Closed AmosG closed 1 week ago
Sorry but i think i found that this would work: working-querywise-or-connectionswise
Working querywise or connectionswise This options sets if benchmarks are performed per query (one after the other is completed) or per connection (one after the other is completed).
This means processing -w query
is
loop over queries q
loop over connections c
making n benchmarks for q and c
compute statistics
save results
generate reports
and processing -w connection
is
loop over connections c loop over queries q making n benchmarks for q and c compute statistics save results generate reports
Hello @AmosG I assume dbmsbenchmarker is not well prepared for your use case.

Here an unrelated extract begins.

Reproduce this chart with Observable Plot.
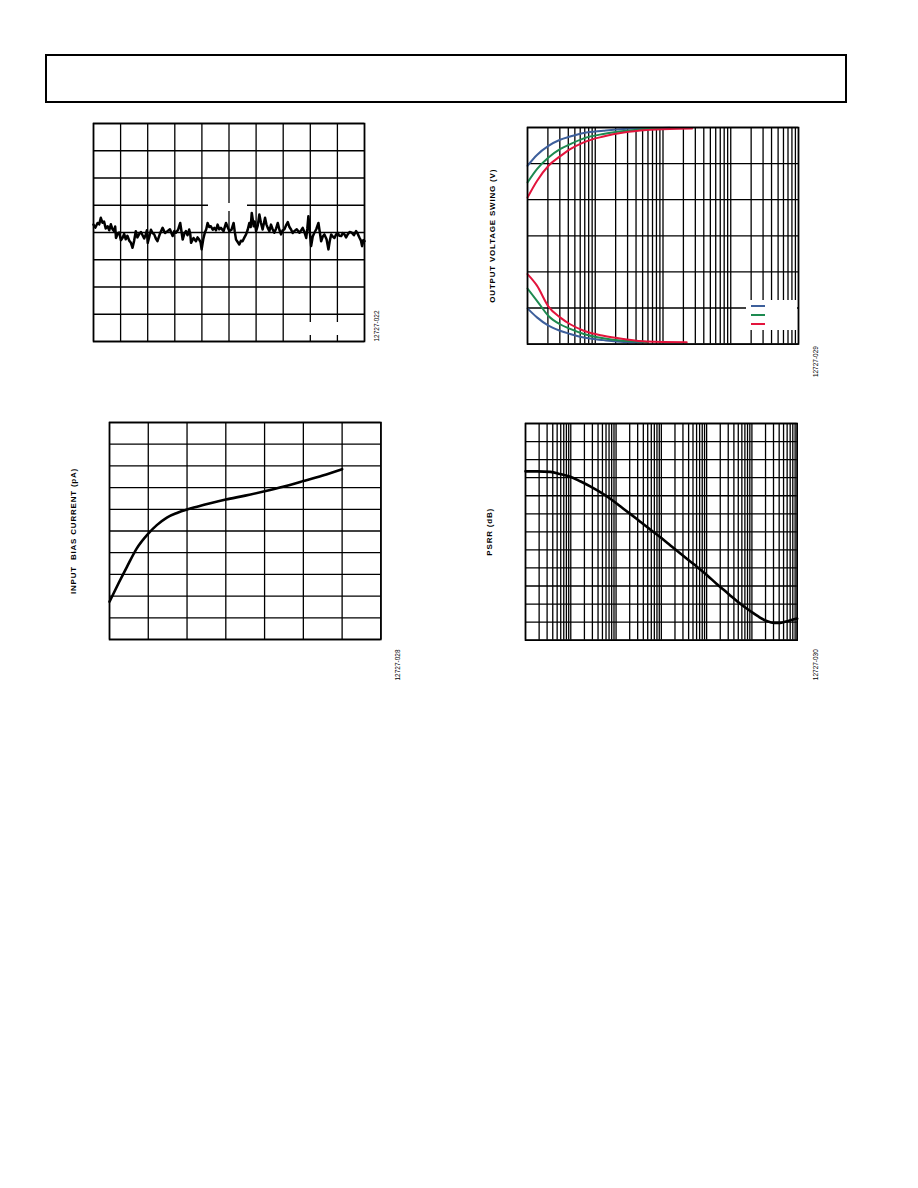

A typical use case would be running a sequence of complicated and parameterized (and slow) queries like in TPC-H and TPC-DS. The result is retrieved, stored and compared. Stress for the DBMS comes from high repetition, not parallel execution.
The querywise or connectionwise parameter itself is not parallelizing anything.
However I think dashboards are a valid and interesting use case.
As an example, what does a query look like?
What would you expect dbmsbenchmarker to report after the benchmark? The total throughput?
Dashboard queries https://www.geckoboard.com/dashboard-examples/executive/sql-dashboard/ are no different than typical OLAP style queries, aggregate measures grouped by certain dimensions, some trends, top x ordered lists of certain entities, all this run for comparisons between 2 or more time periods.
The only difference is that these queries are fired at once from a single client. IMO , if you have --numProcesses quite large one should get the same numbers and over a period of time all the dashboard queries would run in parallel across multiple benchmark clients. One wouldn't get stats at a dashboard level though.
not parallel execution.
When you mention not parallel execution, I presume you meant for a set of queries, not across processes
Yes, you are right. As an example, here is a config that runs 200 queries in 10 parallel batches of 20 queries each:
{
'name': 'Demo for parallel queries',
'connectionmanagement': {
'timeout': 100, # in seconds
'numProcesses': 10, # number of parallel client processes
'singleConnection': False, # allow connection not per stream
'runsPerConnection': 20, # reconnect for every 20 executions
},
'queries':
[
{
'title': "Compute random result",
'query': "SELECT 1+{NUMBER} AS result",
'numRun': 200, # total number of runs
'parameter': {
'NUMBER': {
'type': "integer",
'range': [1,100]
},
},
},
]
}
Note the following limitations:
Does this fit your use case?
Thank you, that will work. I have a clarification. Is runsPerConnection': 20, required. What is the behaviour if this is left out?
It is redundant at this point, but in general it is recommended to specify these parameters completely. If there is a contradiction in parameters about number of processes, size of batches etc, it cannot be guaranteed bahaviour is as expected.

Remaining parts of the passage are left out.